Interval Scheduling

I really like the notes by Lapchi on this. Very intuitive.

https://cs.uwaterloo.ca/~lapchi/cs341/notes/L11.pdf

Don’t focus on the algorithm, but understanding rather why it is correct. And then, be able to come up with the algorithm fast.

Interval Scheduling

Interval Scheduling Problem

Input: $n$ intervals $[s_{1}, f_{1}], [s_{2}, f_{2}], ..., [s_{n}, f_{n}]$ . Output: a maximal subset of disjoint intervals.

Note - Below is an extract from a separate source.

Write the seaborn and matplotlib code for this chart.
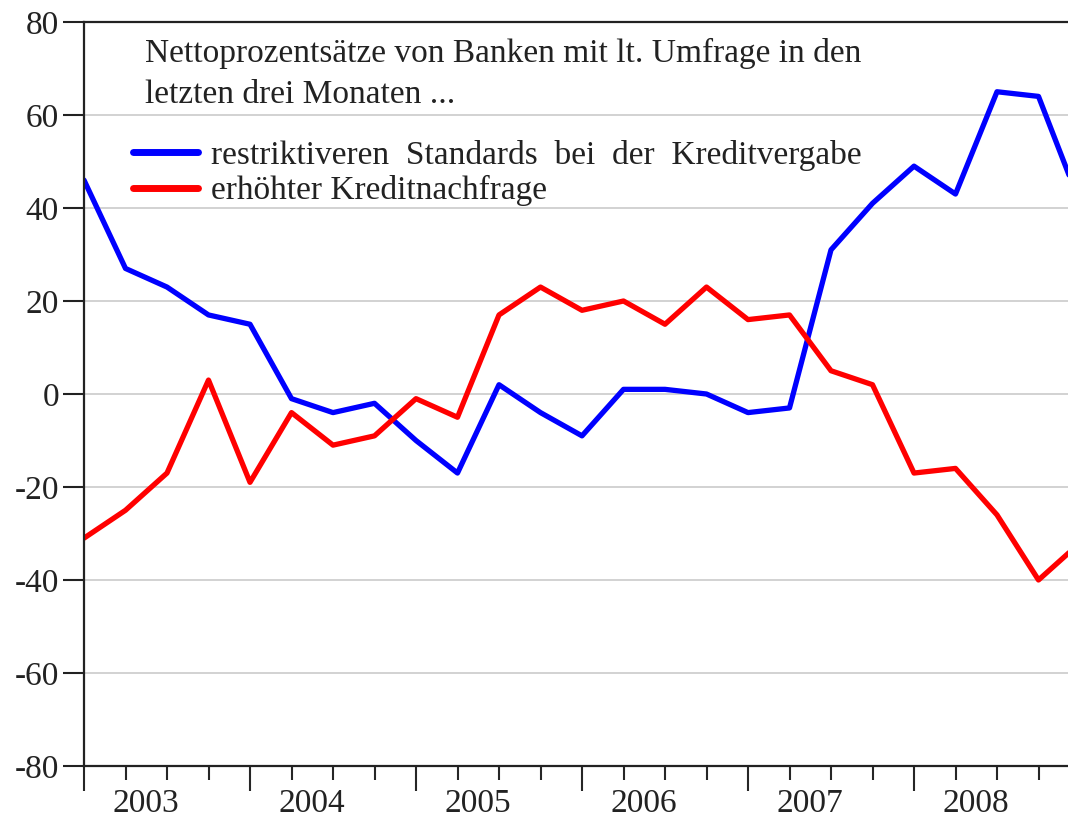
import numpy as np
import pandas as pd
import matplotlib
matplotlib.use("Agg")
import matplotlib.pyplot as plt
import seaborn as sns

# quarterly survey results, 2003Q1 .. 2009Q1 (last point only partly visible)
quarters = ["2003Q1", "2003Q2", "2003Q3", "2003Q4",
            "2004Q1", "2004Q2", "2004Q3", "2004Q4",
            "2005Q1", "2005Q2", "2005Q3", "2005Q4",
            "2006Q1", "2006Q2", "2006Q3", "2006Q4",
            "2007Q1", "2007Q2", "2007Q3", "2007Q4",
            "2008Q1", "2008Q2", "2008Q3", "2008Q4",
            "2009Q1"]
years = ["2003", "2004", "2005", "2006", "2007", "2008"]

standards = [46, 27, 23, 17, 15, -1, -4, -2, -10, -17, 2, -4, -9, 1, 1, 0,
             -4, -3, 31, 41, 49, 43, 65, 64, 41]
demand = [-31, -25, -17, 3, -19, -4, -11, -9, -1, -5, 17, 23, 18, 20, 15, 23,
          16, 17, 5, 2, -17, -16, -26, -40, -32]

label_standards = "restriktiveren  Standards  bei  der  Kreditvergabe"
label_demand = "erhöhter Kreditnachfrage"
title_lines = ["Nettoprozentsätze von Banken mit lt. Umfrage in den",
               "letzten drei Monaten ..."]


def main():
    sns.set_style("white")
    plt.rcParams['font.family'] = ['Liberation Serif', 'DejaVu Serif']
    plt.rcParams['axes.unicode_minus'] = False

    df = pd.DataFrame({"pos": np.arange(len(quarters)),
                       "quarter": quarters,
                       "standards": standards,
                       "demand": demand})

    fig = plt.figure(figsize=(10.68, 8.22), dpi=100)
    ax = fig.add_axes([84 / 1068, 1 - 766 / 822, (1068 - 84) / 1068, 744 / 822])

    sns.lineplot(data=df, x="pos", y="standards", color="#0000ff", lw=3.8,
                 label=label_standards, ax=ax)
    sns.lineplot(data=df, x="pos", y="demand", color="#ff0000", lw=3.8,
                 label=label_demand, ax=ax)

    ax.set_xticks(np.arange(0, len(quarters), 4))
    ax.set_xticks(np.arange(len(quarters)), minor=True)
    ax.set_xticklabels([])
    ax.set_yticks(np.arange(-80, 81, 20))
    ax.set_xlim(0, (1068 - 84) / 41.5)
    ax.set_ylim(-80, 80)
    ax.set_xlabel("")
    ax.set_ylabel("")

    ax.yaxis.grid(True, color="#cfcfcf", lw=1.3)
    ax.set_axisbelow(True)

    for s in ["left", "bottom", "top"]:
        ax.spines[s].set_color("#222222")
        ax.spines[s].set_linewidth(1.6)
    ax.spines["right"].set_visible(False)

    ax.tick_params(axis="y", which="major", direction="out", length=15, width=1.5,
                   left=True, labelsize=24, pad=3, colors="#222222")
    ax.tick_params(axis="x", which="major", direction="out", length=18, width=1.5,
                   bottom=True)
    ax.tick_params(axis="x", which="minor", direction="out", length=10, width=1.5,
                   bottom=True)

    # year labels centred on the four quarters of each year
    for i, yr in enumerate(years):
        ax.text(4 * i + 1.5, -0.051, yr, transform=ax.get_xaxis_transform(),
                ha="center", va="center", fontsize=24, color="#222222")

    fig.text(145 / 1068, 1 - 62 / 822, title_lines[0], ha="left", va="baseline",
             fontsize=24, color="#222222")
    fig.text(145 / 1068, 1 - 103 / 822, title_lines[1], ha="left", va="baseline",
             fontsize=24, color="#222222")

    leg = ax.legend(loc="upper left",
                    bbox_to_anchor=((133 - 84) / 984, 1 - (140 - 22) / 744),
                    frameon=False, fontsize=24, handlelength=1.95, handletextpad=0.4,
                    labelspacing=0.13, borderpad=0, borderaxespad=0)
    for ln in leg.get_lines():
        ln.set_linewidth(5)
    for t in leg.get_texts():
        t.set_color("#222222")

    plt.savefig("out.png", dpi=100)


if __name__ == "__main__":
    main()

There are a few greedy ideas that don’t work:

Choose earliest starting time
- Counter-example: [1,10], [2,5], [6,8]
Choose shortest intervals first
- Counter-example:
Choose intervals with the minimum number of overlaps first
- Counter-example:

The proof here is by assuming an optimal solution $O$ , and comparing to the output set produced by the greedy algorithm $S$ .

And then assume that $∣ S ∣ < ∣ O ∣$ .

Let $j_{r}$ be an index into $O$ , and $i_{r}$ be an index into $S$ .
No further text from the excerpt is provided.